Start of Dataset section

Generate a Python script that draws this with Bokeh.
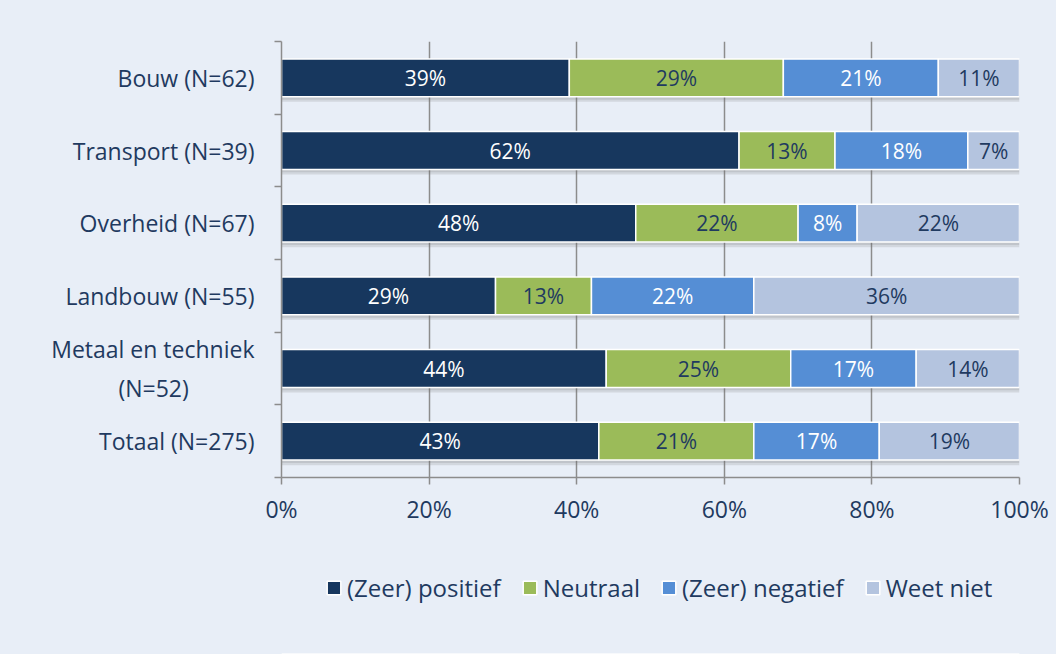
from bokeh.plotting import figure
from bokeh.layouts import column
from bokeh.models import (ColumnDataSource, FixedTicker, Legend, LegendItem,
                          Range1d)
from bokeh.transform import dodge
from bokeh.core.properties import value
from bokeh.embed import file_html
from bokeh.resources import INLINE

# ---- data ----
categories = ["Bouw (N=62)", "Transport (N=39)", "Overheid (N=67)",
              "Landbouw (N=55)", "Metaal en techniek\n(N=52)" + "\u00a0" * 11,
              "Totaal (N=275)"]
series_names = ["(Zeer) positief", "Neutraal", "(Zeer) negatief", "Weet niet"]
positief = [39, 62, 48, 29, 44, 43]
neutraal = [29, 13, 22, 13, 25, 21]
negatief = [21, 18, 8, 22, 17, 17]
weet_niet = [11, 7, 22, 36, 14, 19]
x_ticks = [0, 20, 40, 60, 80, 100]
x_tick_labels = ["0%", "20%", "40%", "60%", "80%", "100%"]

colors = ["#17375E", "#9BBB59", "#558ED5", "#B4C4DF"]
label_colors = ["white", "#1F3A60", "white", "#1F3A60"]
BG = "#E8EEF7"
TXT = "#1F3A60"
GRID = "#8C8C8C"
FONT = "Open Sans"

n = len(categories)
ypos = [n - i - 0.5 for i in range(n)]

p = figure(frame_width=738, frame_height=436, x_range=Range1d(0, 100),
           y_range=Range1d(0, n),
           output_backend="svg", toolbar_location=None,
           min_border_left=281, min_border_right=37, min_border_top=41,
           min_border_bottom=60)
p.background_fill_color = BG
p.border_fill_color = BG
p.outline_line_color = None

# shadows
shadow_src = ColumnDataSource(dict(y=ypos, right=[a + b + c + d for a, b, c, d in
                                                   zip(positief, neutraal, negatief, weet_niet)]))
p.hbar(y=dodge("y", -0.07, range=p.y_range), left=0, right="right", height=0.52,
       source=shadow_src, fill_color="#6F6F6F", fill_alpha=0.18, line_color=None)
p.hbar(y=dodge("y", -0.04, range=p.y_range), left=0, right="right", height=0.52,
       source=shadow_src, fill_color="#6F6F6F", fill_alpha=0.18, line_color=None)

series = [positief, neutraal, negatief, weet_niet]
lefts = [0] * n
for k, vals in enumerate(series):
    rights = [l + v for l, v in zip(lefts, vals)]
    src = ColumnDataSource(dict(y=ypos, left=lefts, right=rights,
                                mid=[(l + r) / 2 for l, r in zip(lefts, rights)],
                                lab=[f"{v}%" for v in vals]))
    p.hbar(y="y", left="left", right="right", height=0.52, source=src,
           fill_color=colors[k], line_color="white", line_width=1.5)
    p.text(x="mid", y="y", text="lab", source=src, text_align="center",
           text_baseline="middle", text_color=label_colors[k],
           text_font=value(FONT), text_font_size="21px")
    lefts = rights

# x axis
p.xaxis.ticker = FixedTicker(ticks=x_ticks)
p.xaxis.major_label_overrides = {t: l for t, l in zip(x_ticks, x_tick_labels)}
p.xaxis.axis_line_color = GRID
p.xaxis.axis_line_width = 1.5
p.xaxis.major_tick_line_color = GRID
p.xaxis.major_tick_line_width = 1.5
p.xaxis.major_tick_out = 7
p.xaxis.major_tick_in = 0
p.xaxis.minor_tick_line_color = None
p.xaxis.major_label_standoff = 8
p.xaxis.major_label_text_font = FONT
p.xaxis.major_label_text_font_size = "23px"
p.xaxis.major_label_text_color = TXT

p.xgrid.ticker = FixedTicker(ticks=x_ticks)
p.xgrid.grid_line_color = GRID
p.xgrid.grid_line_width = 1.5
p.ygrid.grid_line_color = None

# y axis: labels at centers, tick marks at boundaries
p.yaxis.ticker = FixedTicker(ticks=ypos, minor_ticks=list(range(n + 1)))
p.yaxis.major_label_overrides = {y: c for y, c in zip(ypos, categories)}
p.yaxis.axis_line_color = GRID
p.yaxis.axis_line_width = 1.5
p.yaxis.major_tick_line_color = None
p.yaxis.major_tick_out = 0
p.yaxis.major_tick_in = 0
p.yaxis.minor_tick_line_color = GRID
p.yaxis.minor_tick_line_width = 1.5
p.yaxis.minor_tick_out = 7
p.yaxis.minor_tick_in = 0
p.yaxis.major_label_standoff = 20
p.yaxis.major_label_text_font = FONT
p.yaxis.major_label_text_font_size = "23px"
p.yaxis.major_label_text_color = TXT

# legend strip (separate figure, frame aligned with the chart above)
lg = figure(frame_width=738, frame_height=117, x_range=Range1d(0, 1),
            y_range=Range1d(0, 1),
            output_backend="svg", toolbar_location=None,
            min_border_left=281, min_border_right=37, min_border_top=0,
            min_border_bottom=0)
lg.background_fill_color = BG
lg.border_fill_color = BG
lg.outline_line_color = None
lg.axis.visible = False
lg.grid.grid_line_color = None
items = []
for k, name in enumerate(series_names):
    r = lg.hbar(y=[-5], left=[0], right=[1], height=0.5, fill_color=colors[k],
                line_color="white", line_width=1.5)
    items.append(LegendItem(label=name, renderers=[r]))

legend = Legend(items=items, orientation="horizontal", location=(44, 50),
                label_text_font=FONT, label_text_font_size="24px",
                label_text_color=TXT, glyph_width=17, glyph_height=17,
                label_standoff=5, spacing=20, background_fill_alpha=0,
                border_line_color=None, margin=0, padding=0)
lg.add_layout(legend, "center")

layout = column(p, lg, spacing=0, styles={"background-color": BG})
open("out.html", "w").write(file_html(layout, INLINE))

End of Dataset section

*Goal of the exercise*
Would you set down the listing exactly, omitting pictures?

*Exercise result*
Generate a Python script that draws this with Bokeh.
from bokeh.plotting import figure
from bokeh.layouts import column
from bokeh.models import (ColumnDataSource, FixedTicker, Legend, LegendItem,
                          Range1d)
from bokeh.transform import dodge
from bokeh.core.properties import value
from bokeh.embed import file_html
from bokeh.resources import INLINE

# ---- data ----
categories = ["Bouw (N=62)", "Transport (N=39)", "Overheid (N=67)",
              "Landbouw (N=55)", "Metaal en techniek\n(N=52)" + "\u00a0" * 11,
              "Totaal (N=275)"]
series_names = ["(Zeer) positief", "Neutraal", "(Zeer) negatief", "Weet niet"]
positief = [39, 62, 48, 29, 44, 43]
neutraal = [29, 13, 22, 13, 25, 21]
negatief = [21, 18, 8, 22, 17, 17]
weet_niet = [11, 7, 22, 36, 14, 19]
x_ticks = [0, 20, 40, 60, 80, 100]
x_tick_labels = ["0%", "20%", "40%", "60%", "80%", "100%"]

colors = ["#17375E", "#9BBB59", "#558ED5", "#B4C4DF"]
label_colors = ["white", "#1F3A60", "white", "#1F3A60"]
BG = "#E8EEF7"
TXT = "#1F3A60"
GRID = "#8C8C8C"
FONT = "Open Sans"

n = len(categories)
ypos = [n - i - 0.5 for i in range(n)]

p = figure(frame_width=738, frame_height=436, x_range=Range1d(0, 100),
           y_range=Range1d(0, n),
           output_backend="svg", toolbar_location=None,
           min_border_left=281, min_border_right=37, min_border_top=41,
           min_border_bottom=60)
p.background_fill_color = BG
p.border_fill_color = BG
p.outline_line_color = None

# shadows
shadow_src = ColumnDataSource(dict(y=ypos, right=[a + b + c + d for a, b, c, d in
                                                   zip(positief, neutraal, negatief, weet_niet)]))
p.hbar(y=dodge("y", -0.07, range=p.y_range), left=0, right="right", height=0.52,
       source=shadow_src, fill_color="#6F6F6F", fill_alpha=0.18, line_color=None)
p.hbar(y=dodge("y", -0.04, range=p.y_range), left=0, right="right", height=0.52,
       source=shadow_src, fill_color="#6F6F6F", fill_alpha=0.18, line_color=None)

series = [positief, neutraal, negatief, weet_niet]
lefts = [0] * n
for k, vals in enumerate(series):
    rights = [l + v for l, v in zip(lefts, vals)]
    src = ColumnDataSource(dict(y=ypos, left=lefts, right=rights,
                                mid=[(l + r) / 2 for l, r in zip(lefts, rights)],
                                lab=[f"{v}%" for v in vals]))
    p.hbar(y="y", left="left", right="right", height=0.52, source=src,
           fill_color=colors[k], line_color="white", line_width=1.5)
    p.text(x="mid", y="y", text="lab", source=src, text_align="center",
           text_baseline="middle", text_color=label_colors[k],
           text_font=value(FONT), text_font_size="21px")
    lefts = rights

# x axis
p.xaxis.ticker = FixedTicker(ticks=x_ticks)
p.xaxis.major_label_overrides = {t: l for t, l in zip(x_ticks, x_tick_labels)}
p.xaxis.axis_line_color = GRID
p.xaxis.axis_line_width = 1.5
p.xaxis.major_tick_line_color = GRID
p.xaxis.major_tick_line_width = 1.5
p.xaxis.major_tick_out = 7
p.xaxis.major_tick_in = 0
p.xaxis.minor_tick_line_color = None
p.xaxis.major_label_standoff = 8
p.xaxis.major_label_text_font = FONT
p.xaxis.major_label_text_font_size = "23px"
p.xaxis.major_label_text_color = TXT

p.xgrid.ticker = FixedTicker(ticks=x_ticks)
p.xgrid.grid_line_color = GRID
p.xgrid.grid_line_width = 1.5
p.ygrid.grid_line_color = None

# y axis: labels at centers, tick marks at boundaries
p.yaxis.ticker = FixedTicker(ticks=ypos, minor_ticks=list(range(n + 1)))
p.yaxis.major_label_overrides = {y: c for y, c in zip(ypos, categories)}
p.yaxis.axis_line_color = GRID
p.yaxis.axis_line_width = 1.5
p.yaxis.major_tick_line_color = None
p.yaxis.major_tick_out = 0
p.yaxis.major_tick_in = 0
p.yaxis.minor_tick_line_color = GRID
p.yaxis.minor_tick_line_width = 1.5
p.yaxis.minor_tick_out = 7
p.yaxis.minor_tick_in = 0
p.yaxis.major_label_standoff = 20
p.yaxis.major_label_text_font = FONT
p.yaxis.major_label_text_font_size = "23px"
p.yaxis.major_label_text_color = TXT

# legend strip (separate figure, frame aligned with the chart above)
lg = figure(frame_width=738, frame_height=117, x_range=Range1d(0, 1),
            y_range=Range1d(0, 1),
            output_backend="svg", toolbar_location=None,
            min_border_left=281, min_border_right=37, min_border_top=0,
            min_border_bottom=0)
lg.background_fill_color = BG
lg.border_fill_color = BG
lg.outline_line_color = None
lg.axis.visible = False
lg.grid.grid_line_color = None
items = []
for k, name in enumerate(series_names):
    r = lg.hbar(y=[-5], left=[0], right=[1], height=0.5, fill_color=colors[k],
                line_color="white", line_width=1.5)
    items.append(LegendItem(label=name, renderers=[r]))

legend = Legend(items=items, orientation="horizontal", location=(44, 50),
                label_text_font=FONT, label_text_font_size="24px",
                label_text_color=TXT, glyph_width=17, glyph_height=17,
                label_standoff=5, spacing=20, background_fill_alpha=0,
                border_line_color=None, margin=0, padding=0)
lg.add_layout(legend, "center")

layout = column(p, lg, spacing=0, styles={"background-color": BG})
open("out.html", "w").write(file_html(layout, INLINE))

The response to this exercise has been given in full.